Stated goal » Begin with the line containing "Generate a Python" and end with the line containing "52.95, 52.80, 52.80, 53.90, 74.20, 74.85, 79.85, 80.75]". Give those lines again exactly, leaving out the images.

Charts and diagrams as code »
+--
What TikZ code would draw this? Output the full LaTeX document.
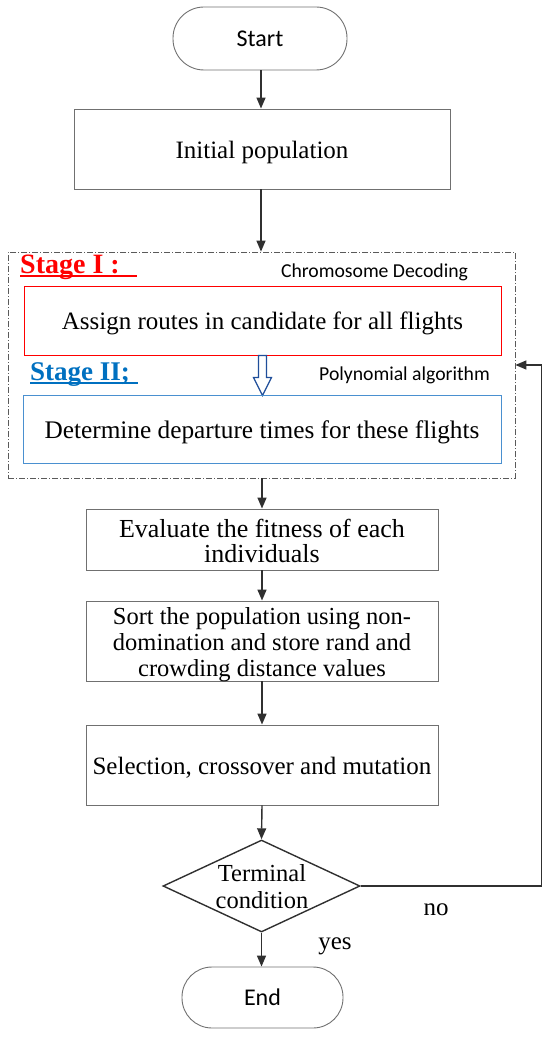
\documentclass[tikz,border=0pt]{standalone}
\usepackage{fontspec}
\setmainfont{Liberation Serif}
\newfontfamily\calib{Carlito}
\usetikzlibrary{arrows.meta,shapes.geometric,calc}
\definecolor{boxgray}{HTML}{707070}
\definecolor{linedark}{HTML}{303030}
\definecolor{stageblue}{HTML}{0070C0}
\definecolor{boxblue}{HTML}{4A90D0}
\definecolor{navy}{HTML}{1F4E9A}
\tikzset{
  flowbox/.style={draw=boxgray, line width=0.9pt, inner sep=0pt},
  ovalbox/.style={draw=boxgray, line width=0.9pt, inner sep=0pt,
    font=\calib\fontsize{24}{26}\selectfont},
  flowarrow/.style={draw=linedark, line width=1.4pt, -{Triangle[length=11pt,width=9pt]}},
  note/.style={inner sep=0pt, font=\calib\fontsize{19.7}{22}\selectfont},
  lbl/.style={inner sep=0pt, align=center, font=\fontsize{25}{26}\selectfont},
}
\begin{document}
\begin{tikzpicture}[x=1pt,y=-1pt]
\useasboundingbox (0,0) rectangle (550,1038);
% start
\node[ovalbox, minimum width=174pt, minimum height=63pt, rounded corners=31pt] (start) at (260,38.5) {Start};
% initial population
\node[flowbox, minimum width=376pt, minimum height=80pt] (init) at (262,149) {};
\node[lbl] (inittxt) at ($(init)+(0,3)$) {Initial population};
% dashed stage box
\node[draw=boxgray!80!black, line width=0.8pt, dash pattern=on 6pt off 2pt on 1pt off 2pt,
      minimum width=507pt, minimum height=226pt, inner sep=0pt] (stages) at (261.5,365) {};
% stage I
\node[inner sep=0pt, anchor=base west, text=red, font=\bfseries\fontsize{28}{30}\selectfont] (s1) at (20,273) {Stage I\hspace{7pt}:};
\draw[red, line width=2pt] ([yshift=-2.5pt]s1.base west) -- ++(117,0);
\node[note] (cd) at (374.5,272) {Chromosome Decoding};
\node[flowbox, draw=red, minimum width=477pt, minimum height=69pt] (assign) at (262.5,320.5) {};
\node[lbl] (assigntxt) at ($(assign)+(0,2.5)$) {Assign routes in candidate for all flights};
% hollow arrow
\draw[navy, line width=1.2pt, fill=white, line join=miter]
  ($(assign.south)+(-4,0)$) -- ++(8,0) -- ++(0,22) -- ++(5,0) -- ($(assign.south)+(0,40)$)
  -- ++(-9,-18) -- ++(5,0) -- cycle;
% stage II
\node[inner sep=0pt, anchor=base west, text=stageblue, font=\bfseries\fontsize{27}{29}\selectfont] (s2) at (30,380) {Stage II;};
\draw[stageblue, line width=2pt] ([yshift=-2.5pt]s2.base west) -- ++(108,0);
\node[note] (pa) at (404.5,375) {Polynomial algorithm};
\node[flowbox, draw=boxblue, minimum width=478pt, minimum height=68pt] (determine) at (262,429) {};
\node[lbl, font=\fontsize{25.3}{26}\selectfont] (determinetxt) at ($(determine)+(0,3)$) {Determine departure times for these flights};
% evaluate
\node[flowbox, minimum width=352pt, minimum height=61pt] (eval) at (262,539.5) {};
\node[lbl, font=\fontsize{26}{25}\selectfont] (evaltxt) at ($(eval)+(0,1.5)$) {Evaluate the fitness of each\\individuals};
% sort
\node[flowbox, minimum width=352pt, minimum height=80pt] (sort) at (262,641) {};
\node[lbl, font=\fontsize{24.5}{26}\selectfont] (sorttxt) at ($(sort)+(0,4)$) {Sort the population using non-\\domination and store rand and\\crowding distance values};
% selection
\node[flowbox, minimum width=352pt, minimum height=80pt] (sel) at (262,765) {};
\node[lbl] (seltxt) at ($(sel)+(0,3)$) {Selection, crossover and mutation};
% decision
\node[diamond, draw=linedark, line width=1.4pt, minimum width=197pt, minimum height=92pt, inner sep=0pt] (cond) at (261.5,886) {};
\node[lbl, font=\fontsize{24.5}{27}\selectfont] (condtxt) at (262,887) {Terminal\\condition};
% end
\node[ovalbox, minimum width=161pt, minimum height=61pt, rounded corners=30pt] (end) at (262.5,997.5) {End};
% labels
\node[lbl] (no) at (436,910) {no};
\node[lbl] (yes) at (335,946) {yes};
% arrows
\draw[flowarrow] (start.south -| 261,0) -- (init.north -| 261,0);
\draw[flowarrow] (init.south -| 261,0) -- (stages.north -| 261,0);
\draw[flowarrow] (stages.south -| 262,0) -- (eval.north -| 262,0);
\draw[flowarrow] (eval.south) -- (sort.north);
\draw[flowarrow] (sort.south -| 262,0) -- (sel.north -| 262,0);
\draw[flowarrow] (sel.south -| 262,0) -- (cond.north);
\draw[flowarrow] (cond.south) -- (end.north -| 261.5,0);
\draw[flowarrow] (cond.east) -- ++(180.5,0) |- (stages.east);
\end{tikzpicture}
\end{document}
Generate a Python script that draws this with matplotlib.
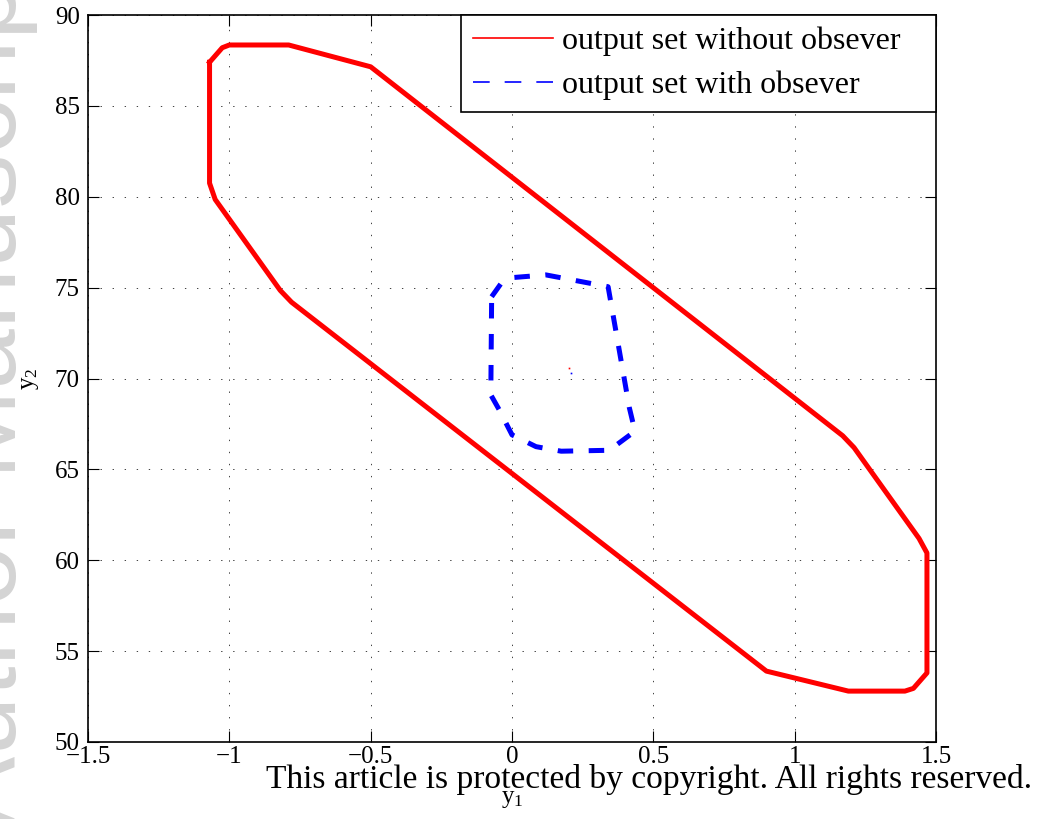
import matplotlib
matplotlib.use("Agg")
import matplotlib.pyplot as plt
from matplotlib.lines import Line2D

# Output set without observer (closed polygon, y1 / y2 vertices)
y1_without = [-1.07, -1.025, -1.00, -0.79, -0.50, 1.17, 1.21, 1.44, 1.468, 1.468,
              1.42, 1.39, 1.19, 0.90, -0.78, -0.82, -1.05, -1.07]
y2_without = [87.40, 88.20, 88.35, 88.35, 87.15, 66.85, 66.20, 61.20, 60.40, 53.80,
              52.95, 52.80, 52.80, 53.90, 74.20, 74.85, 79.85, 80.75]

# Output set with observer (closed polygon)
y1_with = [-0.072, -0.04, 0.00, 0.12, 0.34, 0.415, 0.435, 0.344, 0.174, 0.085,
           0.00, -0.046, -0.075]
y2_with = [74.50, 75.20, 75.55, 75.70, 75.05, 68.40, 67.10, 66.05, 66.00, 66.25,
           66.90, 68.30, 69.10]

# Centre points of the two sets
center_y1 = [0.20, 0.21]
center_y2 = [70.60, 70.30]
center_colors = ["red", "blue"]

x_ticks = [-1.5, -1, -0.5, 0, 0.5, 1, 1.5]
y_ticks = [50, 55, 60, 65, 70, 75, 80, 85, 90]
legend_labels = ["output set without obsever", "output set with obsever"]

plt.rcParams.update({
    "font.family": "Liberation Serif",
    "mathtext.fontset": "custom",
    "mathtext.rm": "Liberation Serif",
    "mathtext.it": "Liberation Serif:italic",
    "axes.unicode_minus": True,
})

W, H = 1037, 819
fig = plt.figure(figsize=(W / 100, H / 100), dpi=100)

# vertical watermark on the left margin
fig.text(16 / W, 1 - 828 / H, "Author Manuscript", rotation=90,
         rotation_mode="anchor", ha="left", va="baseline",
         fontsize=78, color="#d4d4d4", family="Liberation Sans", zorder=-1)

ax = fig.add_axes([88 / W, 1 - 742 / H, (936 - 88) / W, (742 - 15) / H])

ax.plot(y1_without + y1_without[:1], y2_without + y2_without[:1],
        color="red", lw=3.6, solid_joinstyle="round", zorder=3)
ax.plot(y1_with + y1_with[:1], y2_with + y2_with[:1],
        color="blue", lw=3.6, linestyle=(0, (3.1, 3.1)),
        dash_capstyle="butt", zorder=3)
for cx, cy, cc in zip(center_y1, center_y2, center_colors):
    ax.plot([cx], [cy], marker="s", ms=1.2, color=cc, mew=0, zorder=4)

ax.set_xlim(x_ticks[0], x_ticks[-1])
ax.set_ylim(y_ticks[0], y_ticks[-1])
ax.set_xticks(x_ticks)
ax.set_yticks(y_ticks)
ax.set_xticklabels(["\u22121.5", "\u22121", "\u22120.5", "0", "0.5", "1", "1.5"])
ax.set_yticklabels([str(v) for v in y_ticks])

ax.grid(True, color="#404040", lw=0.7, linestyle=(0, (1.4, 11)))
ax.set_axisbelow(True)
ax.tick_params(direction="in", length=8, width=0.8, top=True, right=True,
               labelsize=18)
ax.tick_params(axis="x", pad=3)
ax.tick_params(axis="y", pad=6)
for sp in ax.spines.values():
    sp.set_linewidth(1.2)

ax.set_xlabel(r"y$_{\mathregular{1}}$", fontsize=18, labelpad=14)
ax.set_ylabel(r"y$_{\mathregular{2}}$", fontsize=18, labelpad=10)

handles = [Line2D([], [], color="red", lw=1.2),
           Line2D([], [], color="blue", lw=1.2, linestyle=(0, (10, 9)))]
x0 = (461 - 88) / 848
leg = ax.legend(handles, legend_labels, loc="upper right", fontsize=23,
                bbox_to_anchor=(x0, 0.0, 1.0 - x0, 1.0), mode="expand",
                handlelength=2.5, handletextpad=0.3, borderaxespad=0,
                borderpad=0.375, labelspacing=0.45, fancybox=False,
                edgecolor="black", framealpha=1)
leg.get_frame().set_linewidth(1.2)

# copyright notice across the bottom
note = fig.text(1032 / W, 1 - 788 / H,
                "This article is protected by copyright. All rights reserved.",
                ha="right", va="baseline", fontsize=22, color="black", zorder=10)
renderer = fig.canvas.get_renderer()
width_px = note.get_window_extent(renderer).width
note.set_fontsize(22 * 764 / width_px)

fig.savefig("out.png", dpi=100)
+--
Full solution »
Generate a Python script that draws this with matplotlib.
import matplotlib
matplotlib.use("Agg")
import matplotlib.pyplot as plt
from matplotlib.lines import Line2D

# Output set without observer (closed polygon, y1 / y2 vertices)
y1_without = [-1.07, -1.025, -1.00, -0.79, -0.50, 1.17, 1.21, 1.44, 1.468, 1.468,
              1.42, 1.39, 1.19, 0.90, -0.78, -0.82, -1.05, -1.07]
y2_without = [87.40, 88.20, 88.35, 88.35, 87.15, 66.85, 66.20, 61.20, 60.40, 53.80,
              52.95, 52.80, 52.80, 53.90, 74.20, 74.85, 79.85, 80.75]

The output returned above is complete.